The following issue (PPSSM #6, May 1977) reprints Marvel Team-Up #3 (July 1972), but Archie Goodwin picks up where he left off in #7 (June 1977), with Spidey bursting into Mr. Morgan's headquarters, then webbing up and threatening the crime boss. Meanwhile, Flash Thompson continues his search for Sha Shan only to discover (in PPSSM #8, July 1977) that the bald restaurant owner with whom he's been dealing (whose name is Achmed Korba) is Sha Shan's husband! Unfortunately, Archie leaves the series after #8, turning the storylines over to Bill Mantlo. Mr. Morgan is not mentioned in the book again and Bill turns the Sha Shan subplot into the excruciating Brother Power-Sister Sun four-parter. Too bad.

It takes Chris Claremont, in Marvel Team-Up #88 (December 1979), to finally take care of Mr. Morgan (at least as far as Spidey is concerned). The web-slinger, the Invisible Girl, Police Captain Jean DeWolff and a SWAT squad from the NYPD force Morgan and his men to surrender. This opens the door for the New York mobs to be taken over by Morgan's old nemesis, the Vulture, as revealed in PPSSM #44-45 (July-August 1980). Spidey beats him.
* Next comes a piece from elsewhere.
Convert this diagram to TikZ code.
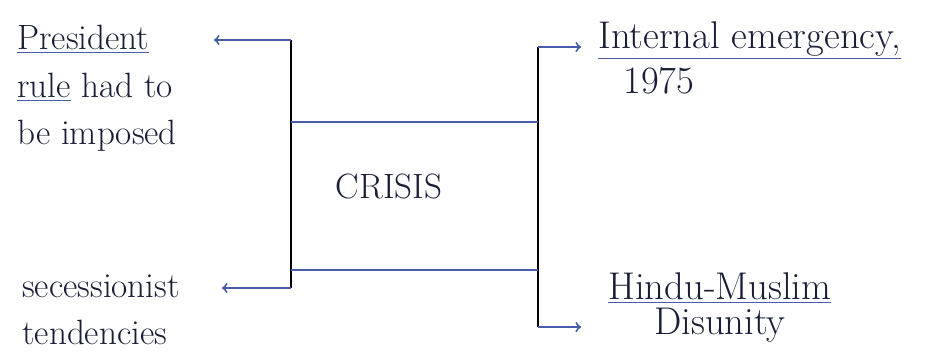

Oh, and, hey, a whole bunch of people wrote in to offer alternatives to the letter column name of "Peter Parker's Pad" (which seems like a pretty fine name, if you ask me). Alternatives offered were, "Peter Parker's Pen Pals", "Parker's Podium", "Peter Parker's Pix", "The Parker Page", "Daily Bugle Bylines", "Peter Parker's Spectacular Spider-Mail", "Alter Ego Altercations", and "Web-Zingers". Not much of a selection, is it?

Did Spidey ever give the Hitman's tracer to the Punisher? I don't know but the Punisher does join the fun when the Hitman makes his next (and final appearance).

Overall Rating

There's no real punch in these stories, but they are just good plain old fun. What's more, Archie's little "sad sack" moments for Spidey (getting knocked off the top of the bus by a tree branch, having his civvies frozen solid in the web pack, shrinking his shirt in the boiling water) that really make the issues a treat. Four webs for each.